Biografi Singkat Tan Malaka


Pagi masih muda di Pandan Gadang. Embun belum tuntas turun dari langit. Di kejauhan, suara burung murai bersahutan dengan riuh kecil dari dapur rumah panggung. Seseorang lahir, bukan dari rahim sejarah besar, tapi dari tubuh kampung yang tak pernah bermimpi melahirkan pemberontak. Seorang anak lelaki dengan mata yang hening seperti telaga di kaki Bukit Barisan.

Namanya: Tan Malaka. Nama yang dulu biasa saja. Nama yang kelak akan digores dengan darah, disapu angin buangan, dan disimpan diam-diam di lemari besi sejarah bangsa.

Tan kecil tak tahu bahwa kelak ia akan menjadi anak hilang dari kemerdekaan yang ia perjuangkan. Ia hanya tahu satu hal sejak kecil: keadilan itu ada, tapi jaraknya jauh. Maka ia berjalan, bukan dengan langkah kaki, tapi dengan pikiran yang tak mau tunduk.

Ia belajar di sekolah Belanda. Bukan karena ia ingin menjadi seperti mereka. Tapi karena ia ingin memahami bagaimana sebuah bangsa bisa menginjak bangsa lain dengan keyakinan yang tidak pernah ditanya asal-usulnya. Ia membaca. Ia menyelami buku seperti orang kampung menyelami sungai untuk mencari ikan: sabar, telaten, dan penuh harapan.

Ketika pemuda lain memikirkan seragam, Tan memikirkan nasib petani yang upahnya selalu dipotong karena langit terlalu lama menangis. Ketika orang-orang memuja jabatan, ia justru menulis tentang kesetaraan dengan tinta yang dicampur gelisah.

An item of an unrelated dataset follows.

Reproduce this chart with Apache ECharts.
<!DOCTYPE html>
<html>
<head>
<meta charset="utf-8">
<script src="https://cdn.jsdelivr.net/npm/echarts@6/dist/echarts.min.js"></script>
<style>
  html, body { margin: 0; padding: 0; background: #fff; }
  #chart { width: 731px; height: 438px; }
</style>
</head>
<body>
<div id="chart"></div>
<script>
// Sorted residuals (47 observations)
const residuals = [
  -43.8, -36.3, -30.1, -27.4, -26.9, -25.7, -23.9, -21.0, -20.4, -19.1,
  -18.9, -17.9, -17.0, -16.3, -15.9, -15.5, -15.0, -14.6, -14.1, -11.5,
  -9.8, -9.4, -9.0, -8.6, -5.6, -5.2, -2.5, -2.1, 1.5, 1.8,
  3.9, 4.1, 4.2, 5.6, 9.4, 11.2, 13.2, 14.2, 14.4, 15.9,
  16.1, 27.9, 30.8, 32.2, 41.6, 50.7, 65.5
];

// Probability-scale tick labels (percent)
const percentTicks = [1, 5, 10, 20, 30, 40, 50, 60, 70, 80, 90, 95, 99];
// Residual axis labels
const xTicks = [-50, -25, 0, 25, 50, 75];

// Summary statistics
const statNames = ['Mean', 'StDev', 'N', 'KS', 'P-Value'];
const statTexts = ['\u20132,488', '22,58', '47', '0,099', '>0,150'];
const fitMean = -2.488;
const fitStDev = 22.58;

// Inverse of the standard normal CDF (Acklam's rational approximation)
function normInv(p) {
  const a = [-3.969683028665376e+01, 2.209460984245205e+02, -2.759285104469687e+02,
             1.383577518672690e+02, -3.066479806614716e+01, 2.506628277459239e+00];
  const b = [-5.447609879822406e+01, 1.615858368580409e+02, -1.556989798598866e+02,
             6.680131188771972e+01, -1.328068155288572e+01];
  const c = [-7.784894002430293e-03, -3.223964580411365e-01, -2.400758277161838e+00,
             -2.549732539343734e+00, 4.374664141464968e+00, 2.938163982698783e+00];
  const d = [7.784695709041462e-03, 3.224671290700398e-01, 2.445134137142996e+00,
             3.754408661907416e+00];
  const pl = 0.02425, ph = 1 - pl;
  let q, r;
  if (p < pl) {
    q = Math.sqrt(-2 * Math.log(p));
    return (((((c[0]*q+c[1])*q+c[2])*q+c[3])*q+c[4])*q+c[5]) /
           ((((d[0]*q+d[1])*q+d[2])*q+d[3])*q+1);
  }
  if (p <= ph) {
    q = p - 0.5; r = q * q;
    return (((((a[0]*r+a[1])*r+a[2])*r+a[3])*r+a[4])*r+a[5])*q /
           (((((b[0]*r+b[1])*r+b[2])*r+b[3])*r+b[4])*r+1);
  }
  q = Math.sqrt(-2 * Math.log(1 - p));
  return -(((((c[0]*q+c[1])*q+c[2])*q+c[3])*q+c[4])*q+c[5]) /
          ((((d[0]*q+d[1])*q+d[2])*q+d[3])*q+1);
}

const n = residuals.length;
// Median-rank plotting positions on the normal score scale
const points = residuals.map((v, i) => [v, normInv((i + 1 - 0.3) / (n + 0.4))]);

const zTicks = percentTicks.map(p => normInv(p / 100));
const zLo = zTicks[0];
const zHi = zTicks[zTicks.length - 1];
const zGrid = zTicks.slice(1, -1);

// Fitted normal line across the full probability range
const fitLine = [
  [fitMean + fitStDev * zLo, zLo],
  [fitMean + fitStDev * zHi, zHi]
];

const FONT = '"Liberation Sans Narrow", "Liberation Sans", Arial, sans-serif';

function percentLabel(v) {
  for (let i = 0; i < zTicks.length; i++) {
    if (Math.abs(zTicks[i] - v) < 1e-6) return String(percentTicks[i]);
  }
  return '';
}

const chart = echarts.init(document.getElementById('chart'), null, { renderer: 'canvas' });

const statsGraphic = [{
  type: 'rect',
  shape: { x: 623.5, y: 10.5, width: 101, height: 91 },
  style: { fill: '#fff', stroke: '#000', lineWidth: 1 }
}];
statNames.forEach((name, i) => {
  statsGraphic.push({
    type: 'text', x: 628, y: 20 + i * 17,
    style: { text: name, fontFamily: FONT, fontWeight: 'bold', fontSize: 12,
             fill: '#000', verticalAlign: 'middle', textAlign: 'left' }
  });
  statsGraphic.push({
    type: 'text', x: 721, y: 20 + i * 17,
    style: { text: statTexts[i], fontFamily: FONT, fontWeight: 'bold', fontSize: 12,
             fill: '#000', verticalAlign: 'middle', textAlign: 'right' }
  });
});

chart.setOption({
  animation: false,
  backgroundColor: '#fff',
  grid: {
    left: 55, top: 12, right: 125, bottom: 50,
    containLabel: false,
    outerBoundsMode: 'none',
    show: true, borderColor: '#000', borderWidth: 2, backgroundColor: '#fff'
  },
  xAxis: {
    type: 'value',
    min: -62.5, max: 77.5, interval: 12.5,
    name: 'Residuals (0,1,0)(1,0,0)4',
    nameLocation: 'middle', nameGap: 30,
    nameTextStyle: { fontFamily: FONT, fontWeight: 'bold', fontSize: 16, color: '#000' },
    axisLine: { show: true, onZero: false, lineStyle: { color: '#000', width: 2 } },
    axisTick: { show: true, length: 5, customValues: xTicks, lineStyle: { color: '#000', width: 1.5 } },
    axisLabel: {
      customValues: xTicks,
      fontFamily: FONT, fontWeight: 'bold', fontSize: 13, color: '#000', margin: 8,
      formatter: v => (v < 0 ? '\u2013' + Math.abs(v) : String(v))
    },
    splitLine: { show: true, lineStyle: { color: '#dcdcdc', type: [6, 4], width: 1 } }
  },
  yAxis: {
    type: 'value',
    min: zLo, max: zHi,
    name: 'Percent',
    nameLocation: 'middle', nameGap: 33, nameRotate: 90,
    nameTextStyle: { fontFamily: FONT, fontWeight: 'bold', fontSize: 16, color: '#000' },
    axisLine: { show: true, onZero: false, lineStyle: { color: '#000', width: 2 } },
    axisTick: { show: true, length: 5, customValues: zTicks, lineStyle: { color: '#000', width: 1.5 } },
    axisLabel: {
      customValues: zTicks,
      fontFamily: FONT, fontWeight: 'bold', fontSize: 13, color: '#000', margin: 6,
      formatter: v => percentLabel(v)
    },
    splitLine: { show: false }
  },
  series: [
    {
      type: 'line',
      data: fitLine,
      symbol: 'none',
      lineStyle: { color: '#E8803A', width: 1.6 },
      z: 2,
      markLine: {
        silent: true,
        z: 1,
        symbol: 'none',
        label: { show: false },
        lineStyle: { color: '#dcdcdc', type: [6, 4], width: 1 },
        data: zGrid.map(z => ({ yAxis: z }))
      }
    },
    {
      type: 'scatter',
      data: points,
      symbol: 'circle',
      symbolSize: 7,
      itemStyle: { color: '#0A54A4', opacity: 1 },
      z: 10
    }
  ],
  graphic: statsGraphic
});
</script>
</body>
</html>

Ia meninggalkan tanah kelahirannya bukan untuk bersembunyi, tapi untuk menyampaikan jeritan negerinya yang tak sempat belajar bersuara. Ia pergi ke Filipina, ke Vietnam, ke Tiongkok, bahkan ke Rusia, dengan satu hal yang tak pernah ia tinggalkan: keyakinan bahwa kemerdekaan bukan hadiah, melainkan hak yang ditagih.

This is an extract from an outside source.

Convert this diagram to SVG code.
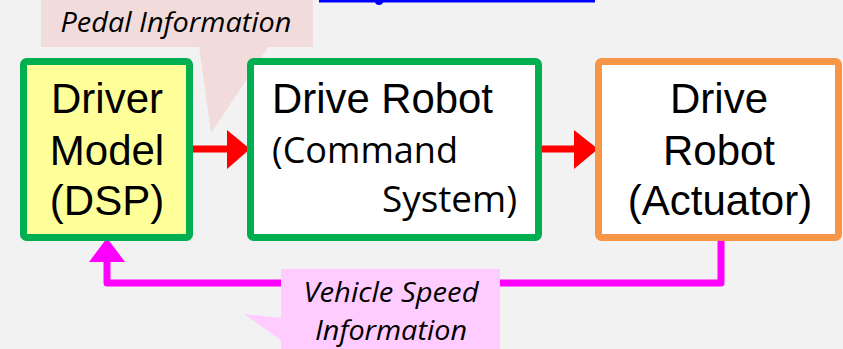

Hidupnya adalah perjalanan panjang yang tak punya halte perhentian. Ia ditangkap, dibuang, diburu. Tapi Tan Malaka tak pernah lelah. Tubuhnya rapuh, tapi pikirannya selalu tajam seperti mata pisau yang baru diasah. Ia menulis buku yang dijadikan bahan bakar pergerakan, walau kadang ia sendiri hidup seperti bayangan di lorong gelap perpustakaan.

Ia tak pernah punya rumah. Bahkan untuk mati pun, ia harus mencarinya di hutan, di tempat peluru bicara lebih dulu daripada manusia.

Tan Malaka wafat di antara bisik-bisik pohon dan senjata yang tak sempat mendengar penjelasan. Tapi ia tidak mati. Ia tetap hidup, menumpang di setiap kata yang ditulis dengan hati. Namanya mungkin dihapus dari buku sekolah, tapi namanya tetap tertulis di udara yang dihirup oleh para pemimpi.

Bangsa ini mungkin tak pernah benar-benar merayakannya. Tapi bangsa ini tumbuh dari tanah yang ia pupuk dengan pikiran dan keberanian.

Tan Malaka adalah seorang lelaki yang terlalu jujur untuk politik, terlalu murni untuk kekuasaan, dan terlalu keras kepala untuk menyerah. Ia tahu bahwa sejarah tidak selalu adil. Tapi ia juga tahu bahwa waktu tidak bisa memadamkan cahaya yang lahir dari ketulusan.

Dan hari ini, jika kau berjalan ke ujung desa, dan duduk diam di bawah pohon tua, mungkin kau akan mendengar langkah-langkahnya. Bukan karena ia datang kembali. Tapi karena ia memang tak pernah benar-benar pergi.